戦争が激しくなり、音楽家の仕事が途絶え、軍歌を弾いてくれないかという仕事の依頼が来た時、家族が食べていくために一度は検討するものの、やはり自分の信念は曲げられないと断る展開なんですけど。
他の作品がどうかというと
すずさんは食べ物と引き換えに家族の唯一の遺品でもある花嫁衣装を売りに出していたし
ゲンは「お母ちゃんと妹が飢え死にしてしまう!」と「何でもいいので僕に仕事を下さい!!」というプレートを下げて、乞食だとなじられようが仕事を求めていた。
同じくはだしのゲンの作品内では家族に食わせていくために「パンパン」の道を選ばざるを得なかった女の子も出てくる。リンさんもまさにこれ。
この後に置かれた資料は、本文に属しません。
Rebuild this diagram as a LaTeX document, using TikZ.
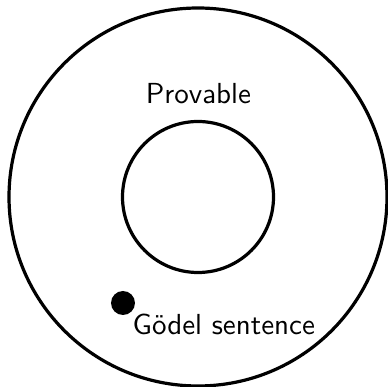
\documentclass[tikz,border=0pt]{standalone}
\usepackage{fontspec}
\newfontfamily\lmsten{lmsans10-regular.otf}
\begin{document}
\begin{tikzpicture}[x=1pt,y=1pt,
  ring/.style={draw=black,line width=3.2pt},
  lbl/.style={font=\lmsten\fontsize{29}{34}\selectfont,inner sep=0pt,anchor=base}]
\useasboundingbox (-198,-190) rectangle (190,197);
\node[ring,circle,minimum size=378pt,inner sep=0pt] (outer) at (0,0) {};
\node[ring,circle,minimum size=151pt,inner sep=0pt] (inner) at (0,0) {};
\node[lbl] (prov) at (0.5,93.7) {Provable};
\node[circle,fill=black,minimum size=24pt,inner sep=0pt] (dot) at (-75,-106) {};
\node[lbl] (godel) at (25.8,-138) {Gödel sentence};
\end{tikzpicture}
\end{document}
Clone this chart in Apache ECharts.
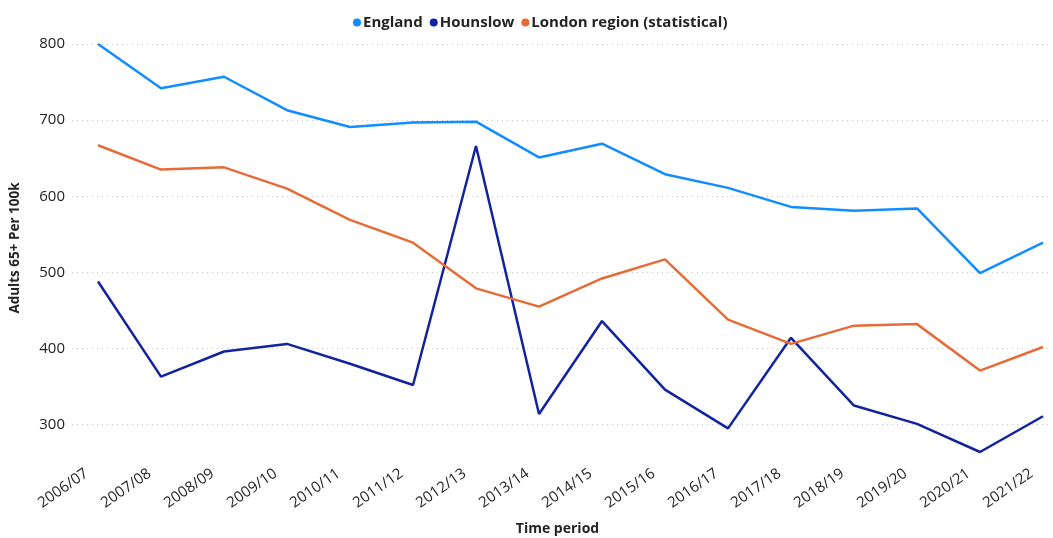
<!DOCTYPE html>
<html>
<head>
<meta charset="utf-8">
<script src="https://cdn.jsdelivr.net/npm/echarts@6/dist/echarts.min.js"></script>
<style>
  html, body { margin: 0; padding: 0; background: #fff; }
  #chart { width: 1053px; height: 538px; }
</style>
</head>
<body>
<div id="chart"></div>
<script>
// data
const periods = ['2006/07', '2007/08', '2008/09', '2009/10', '2010/11', '2011/12', '2012/13', '2013/14',
  '2014/15', '2015/16', '2016/17', '2017/18', '2018/19', '2019/20', '2020/21', '2021/22']
const england = [800, 742, 757, 713, 691, 697, 698, 651, 669, 629, 611, 586, 581, 584, 499, 539]
const hounslow = [488, 363, 396, 406, 380, 352, 666, 314, 436, 346, 295, 414, 325, 301, 264, 311]
const london = [667, 635, 638, 610, 569, 539, 479, 455, 492, 517, 438, 406, 430, 432, 371, 402]
const yTicks = [300, 400, 500, 600, 700, 800]

const font = '"Open Sans", "DejaVu Sans", sans-serif'
const textColor = '#252423'
const yMin = 264
const yMax = 800

const chart = echarts.init(document.getElementById('chart'))

// grid 0 only holds the y axis (labels + dotted gridlines, wider than the plot)
// grid 1 holds the lines, inset so the first/last period sit inside the gridlines
chart.setOption({
  animation: false,
  textStyle: { fontFamily: font },
  legend: {
    top: 10,
    left: 348,
    icon: 'circle',
    itemWidth: 8,
    itemHeight: 8,
    itemGap: 7,
    textStyle: { fontSize: 15, fontWeight: 'bold', color: textColor, padding: [0, 0, 0, -3] },
    data: ['England', 'Hounslow', 'London region (statistical)']
  },
  grid: [
    { left: 72, right: 3, top: 44, bottom: 86, outerBoundsMode: 'none' },
    { left: 98, right: 10, top: 44, bottom: 86, outerBoundsMode: 'none' }
  ],
  xAxis: [
    { gridIndex: 0, type: 'value', show: false, min: 0, max: 1 },
    {
      gridIndex: 1,
      type: 'category',
      data: periods,
      boundaryGap: false,
      name: 'Time period',
      nameLocation: 'middle',
      nameGap: 70,
      nameTextStyle: { fontSize: 14, fontWeight: 'bold', color: textColor, padding: [0, 0, 0, -26] },
      axisLine: { show: false },
      axisTick: { show: false },
      axisLabel: { rotate: 35, fontSize: 15, color: textColor, margin: 12, interval: 0, padding: [0, 14, 0, 0] }
    }
  ],
  yAxis: [
    {
      gridIndex: 0,
      type: 'value',
      min: yMin,
      max: yMax,
      splitNumber: 5,
      name: 'Adults 65+ Per 100k',
      nameLocation: 'middle',
      nameGap: 50,
      nameTextStyle: { fontSize: 13.5, fontWeight: 'bold', color: textColor },
      axisLine: { show: false },
      axisTick: { show: false },
      axisLabel: {
        fontSize: 15,
        color: textColor,
        margin: 7,
        showMinLabel: false,
        formatter: v => (yTicks.indexOf(v) >= 0 ? String(v) : '')
      },
      splitLine: {
        showMinLine: false,
        lineStyle: { type: [1, 4], color: '#c8c8c8', width: 1 }
      }
    },
    { gridIndex: 1, type: 'value', min: yMin, max: yMax, show: false, splitLine: { show: false } }
  ],
  series: [
    { name: 'England', type: 'line', xAxisIndex: 1, yAxisIndex: 1, data: england, color: '#118DFF', symbol: 'none', lineStyle: { width: 2.5 } },
    { name: 'Hounslow', type: 'line', xAxisIndex: 1, yAxisIndex: 1, data: hounslow, color: '#12239E', symbol: 'none', lineStyle: { width: 2.5 } },
    { name: 'London region (statistical)', type: 'line', xAxisIndex: 1, yAxisIndex: 1, data: london, color: '#E66C37', symbol: 'none', lineStyle: { width: 2.5 } }
  ]
})
</script>
</body>
</html>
二つともこれは戦争が終わった後のエピソードだけど、「このままでは家族が飢えてしまう」という展開は同じなので比例として出してみた。
明らかに違うのがすずさんもゲンも「生き抜くためには手段は選べない」という点。
また戦前から田舎では口減しのために子供が売りに出されてた時代でもある。
この時代の栄養失調からの飢え死にはかなり距離の近い死因だったと思う。現に自分の祖父母も戦時下を生きた人たちだけど、食べるものがなくて下の兄弟が2、3人ほど実際に餓死しているし、祖父母自身も生きるために学生の身ながら仕事もしていた。
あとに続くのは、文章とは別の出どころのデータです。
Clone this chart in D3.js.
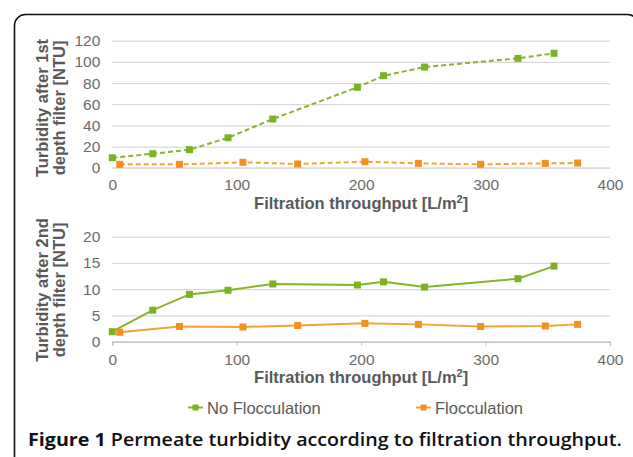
<!DOCTYPE html>
<html>
<head>
<meta charset="utf-8">
<script src="https://cdn.jsdelivr.net/npm/d3@7"></script>
<style>
  body { margin: 0; background: #fff; }
  svg { display: block; }
</style>
</head>
<body>
<svg width="633" height="457"></svg>
<script>
// throughput in L/m2, turbidity in NTU
let throughputNoFloc = [0, 32.5, 62, 93, 129, 197, 218, 251, 326, 355];
let turbidity1NoFloc = [9.4, 13.2, 17.0, 28.3, 46.0, 76.0, 86.9, 95.1, 103.3, 108.1];
let turbidity2NoFloc = [1.9, 6.0, 9.0, 9.8, 11.0, 10.8, 11.4, 10.4, 12.0, 14.4];

let throughputFloc = [6, 54, 105, 149, 203, 246, 296, 348, 374];
let turbidity1Floc = [3.2, 3.2, 5.1, 3.5, 5.7, 4.1, 3.2, 4.1, 4.4];
let turbidity2Floc = [1.8, 2.9, 2.8, 3.1, 3.5, 3.3, 2.9, 3.0, 3.3];

let xTicks = [0, 100, 200, 300, 400];
let yTicks1 = [0, 20, 40, 60, 80, 100, 120];
let yTicks2 = [0, 5, 10, 15, 20];

let seriesNames = ["No Flocculation", "Flocculation"];

function drawChart()
{
  let svg = d3.select("svg");
  let green = "#7cb224", greenLine = "#86b52c",
    orange = "#f39020", orangeLine = "#f4a436",
    grid = "#d9d9d9", tickText = "#6b6b6b", titleText = "#595959";
  let sans = "'Liberation Sans', Arial, sans-serif";

  // frame
  svg.append("rect")
    .attr("x", 14.5).attr("y", 14.5)
    .attr("width", 624).attr("height", 470)
    .attr("rx", 11).attr("ry", 11)
    .attr("fill", "none").attr("stroke", "#111").attr("stroke-width", 1.6);

  let x = d3.scaleLinear().domain([0, 400]).range([112.3, 610]);

  function panel(yRange, yMax, yTicks, noFlocY, flocY, dashed, axisTicks, titleLines, yTitleMid, xTitleY) {
    let y = d3.scaleLinear().domain([0, yMax]).range(yRange);
    let g = svg.append("g");

    // gridlines
    g.append("g")
      .attr("transform", "translate(" + x.range()[0] + ",0)")
      .call(d3.axisLeft(y).tickValues(yTicks).tickSize(-(x.range()[1] - x.range()[0])).tickFormat(""))
      .call(a => a.select(".domain").remove())
      .call(a => a.selectAll("line").attr("stroke", grid).attr("stroke-width", 1.2));

    // y tick labels
    g.append("g")
      .attr("transform", "translate(" + x.range()[0] + ",0)")
      .call(d3.axisLeft(y).tickValues(yTicks).tickSize(0).tickPadding(12))
      .call(a => a.select(".domain").remove())
      .call(a => a.selectAll("text")
        .attr("fill", tickText)
        .style("font", "15.5px " + sans));

    // x axis
    let xa = g.append("g")
      .attr("transform", "translate(0," + y(0) + ")")
      .call(d3.axisBottom(x).tickValues(xTicks).tickSize(axisTicks ? 4 : 0).tickPadding(axisTicks ? 8 : 11));
    xa.select(".domain").attr("stroke", axisTicks ? "#bfbfbf" : grid).attr("stroke-width", 1.2);
    xa.selectAll("line").attr("stroke", "#bfbfbf");
    xa.selectAll("text")
      .attr("fill", tickText)
      .style("font", "15.5px " + sans);

    // x title
    let xt = g.append("text")
      .attr("x", (x.range()[0] + x.range()[1]) / 2)
      .attr("y", xTitleY)
      .attr("text-anchor", "middle")
      .attr("fill", titleText)
      .style("font", "bold 16.5px " + sans);
    xt.append("tspan").text("Filtration throughput [L/m");
    xt.append("tspan").attr("dy", -6).style("font-size", "11px").text("2");
    xt.append("tspan").attr("dy", 6).text("]");

    // y title (two lines)
    let yt = g.append("text")
      .attr("transform", "translate(0," + yTitleMid + ") rotate(-90)")
      .attr("text-anchor", "middle")
      .attr("fill", titleText)
      .style("font", "bold 16.5px " + sans);
    yt.append("tspan").attr("x", 0).attr("y", 48).text(titleLines[0]);
    yt.append("tspan").attr("x", 0).attr("y", 65).text(titleLines[1]);

    let series = [
      { xs: throughputNoFloc, ys: noFlocY, line: greenLine, fill: green },
      { xs: throughputFloc, ys: flocY, line: orangeLine, fill: orange }
    ];

    let line = d3.line().x(d => x(d[0])).y(d => y(d[1]));

    series.forEach(s => {
      let pts = s.xs.map((v, i) => [v, s.ys[i]]);
      g.append("path")
        .attr("d", line(pts))
        .attr("fill", "none")
        .attr("stroke", s.line)
        .attr("stroke-width", 2)
        .attr("stroke-dasharray", dashed ? "5,3" : null);
      g.selectAll(null)
        .data(pts)
        .enter().append("rect")
        .attr("x", d => x(d[0]) - 3.5)
        .attr("y", d => y(d[1]) - 3.5)
        .attr("width", 7).attr("height", 7)
        .attr("fill", s.fill);
    });
  }

  panel([167.7, 40.7], 120, yTicks1, turbidity1NoFloc, turbidity1Floc, true, false,
    ["Turbidity after 1st", "depth filter [NTU]"], 108, 209);
  panel([341.7, 236.7], 20, yTicks2, turbidity2NoFloc, turbidity2Floc, false, true,
    ["Turbidity after 2nd", "depth filter [NTU]"], 290, 383);

  // legend
  let legendX = [188, 416];
  let legendCols = [[greenLine, green], [orangeLine, orange]];
  seriesNames.forEach((name, i) => {
    let lg = svg.append("g").attr("transform", "translate(" + legendX[i] + ",407.5)");
    lg.append("line").attr("x1", 0).attr("x2", 15).attr("y1", 0).attr("y2", 0)
      .attr("stroke", legendCols[i][0]).attr("stroke-width", 2);
    lg.append("rect").attr("x", 4.5).attr("y", -3).attr("width", 6).attr("height", 6)
      .attr("fill", legendCols[i][1]);
    lg.append("text").attr("x", 19).attr("y", 6)
      .attr("fill", titleText)
      .style("font", "16.5px " + sans)
      .text(name);
  });

  // caption
  let cap = svg.append("text")
    .attr("x", 28).attr("y", 446)
    .attr("textLength", 594)
    .attr("lengthAdjust", "spacingAndGlyphs")
    .attr("fill", "#111")
    .style("font", "bold 17.5px 'Open Sans', 'Noto Sans', sans-serif");
  cap.append("tspan").text("Figure 1 ");
  cap.append("tspan").style("font-weight", 600).text("Permeate turbidity according to filtration throughput.");
}

drawChart();
</script>
</body>
</html>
本当の意味で「自分で選ぶ」という道すらない時代において、「軍歌は弾きたくないから仕事自体を辞退する」という「選択ができる」時点で、黒柳家の桁違いの裕福さをまざまざと感じた。ヴァイオリニストとしての誇りを捨てる気はない、ということだと思うけど、その選択をしてもなお生き残れる経済力があるところも含めて。
経済力がないのにあの時代で理想を掲げて、仕事を断っていたらどうなるかというと、それこそ火垂るの墓の清太ルートまっしぐらなわけです。
「自分の意思で選択を取ることができる自由」もまた富の象徴だと思った。
まぁその選べた立場のお父さんでさえ徴兵に取られ何年も帰ってこず、可愛くて豊かだった家も建物疎開で取り壊され、青森の4畳の小さなりんごの見張り小屋で暮らすことになるので、どれだけ豊かであっても根こそぎぶん取られるというのが戦争の惨さだと思う。
個人的には映画の中では「大丈夫、なんとでもなりますよ」と仕事を断る決意をした父に対して母が励ますシーンで、「箱入りお嬢様で仕事もしたことがないからそんな悠長なことが言えるんだろ」と映画だけ見れば一思われそうな母が、実際は縁もゆかりもない人のところに行っては頼み込んで住まわせてもらったり、定食屋を始めて稼ぎ出すという本当に「なんとかする」強さを持っていた、というのが好き。
映画「窓ぎわのトットちゃん」は単純にアニメーション映画としてもクオリティが高く、登場人物の心情や動きも繊細で、ストレートに世界観に没頭させてくれる作品でした。